The children and staff at Hamilton's preschool have worked with researchers at NordGen for two years. With practical exercises they gain knowledge about cultivation, our Nordic cereals and genetic diversity. Knowing the earth with its own fingers and thinking about who lives in the seed creates curiosity, thoughts and new knowledge about nature's cycles and our Nordic diversity. Miljana is the enthusiast who inspires the children to get to know our Nordic climate-smart basic raw materials and its cultural-historical value. She connects the raw material to the food the children enjoy.

Children's quotes "You can make porridge and smoothies of oats" or "We may mix the seeds so we get flour".

Faroe Islands

“Ein dagur á grynnuni“ – The seafood Festival

The Seafood Festival (“Ein dagur á grynnuni”) aims to showcase Faroese seafood to a young and urban population who might not have had the opportunity to experience the islands’ most important resource up close.

The festival gives young and old the opportunity to try a vast array of different seafood free of charge, such as lobster, mackerel, shrimp and porbeagle or the splendid fish soup, all served by the festival’s many volunteers, which include members of the Faroese parliament.

A daylong fishing competition is arranged for children who wish to catch their own seafood, there is an opportunity to step aboard and experience Norðlýsið, an old Faroese schooner captained by fisherman Birgir Enni, and children and young people are entertained by live performances. Sjósavnið (the national aquarium) is on hand to display various fish types, which children can touch and learn more about.

Norway

Norsk smaksskule

Norsk smaksskule (e. Norwegian tasteschool) teaches school- and kindergarten employees how they can amplify their teaching in taste, cooking and use of commodities in their education of children. The courses are free of charge. Its main vision is to make the children get the most possible flavor references and train them in separating tastes from others. The purpose is to create positive behavioral changes related to food and dietary habits among children and young people across the country. Since 2007 about 50.000 Norwegian children and 1000 teachers have been engaged in the tasting school. Norsk Smaksskule is a project run by Norwegian Cultural Heritage - and by the idea of chef Arne Brimi.

Website: http://www.kulturarv.no/norsk-smaksskule

Denmark

Haver til Maver

Haver til Maver (HTM) is an independent non-profit working to strengthen food literacy of future generations. The core is a program of 8-12 full school days through April to October, where students sow, grow, harvest, cook and eat their own vegetables.
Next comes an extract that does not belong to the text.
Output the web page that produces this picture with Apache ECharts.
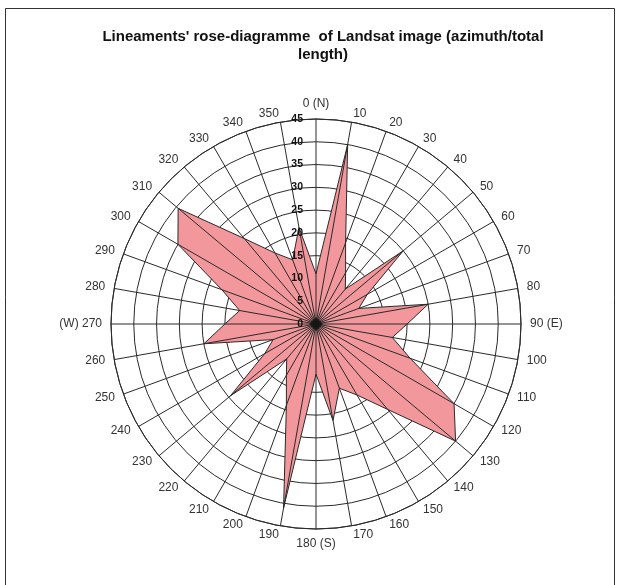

What started as a local initiative in Northern Zealand has become a widespread movement to ensure school gardens as part of primary education in Denmark. On one hand, the gardens are seen as inclusive space, where school curriculum comes to life in new inspiring ways. On the other, the garden is a classroom for the intangible, 21st century skills relating to critical thinking, creativity, cooperation and the capacity to lead sustainable lives. Today, more than 10.000 students annually in Denmark have school gardens as part of their primary education, and an increasing number of international partners are using HTM as a resource center for garden-based learning and education for sustainable development.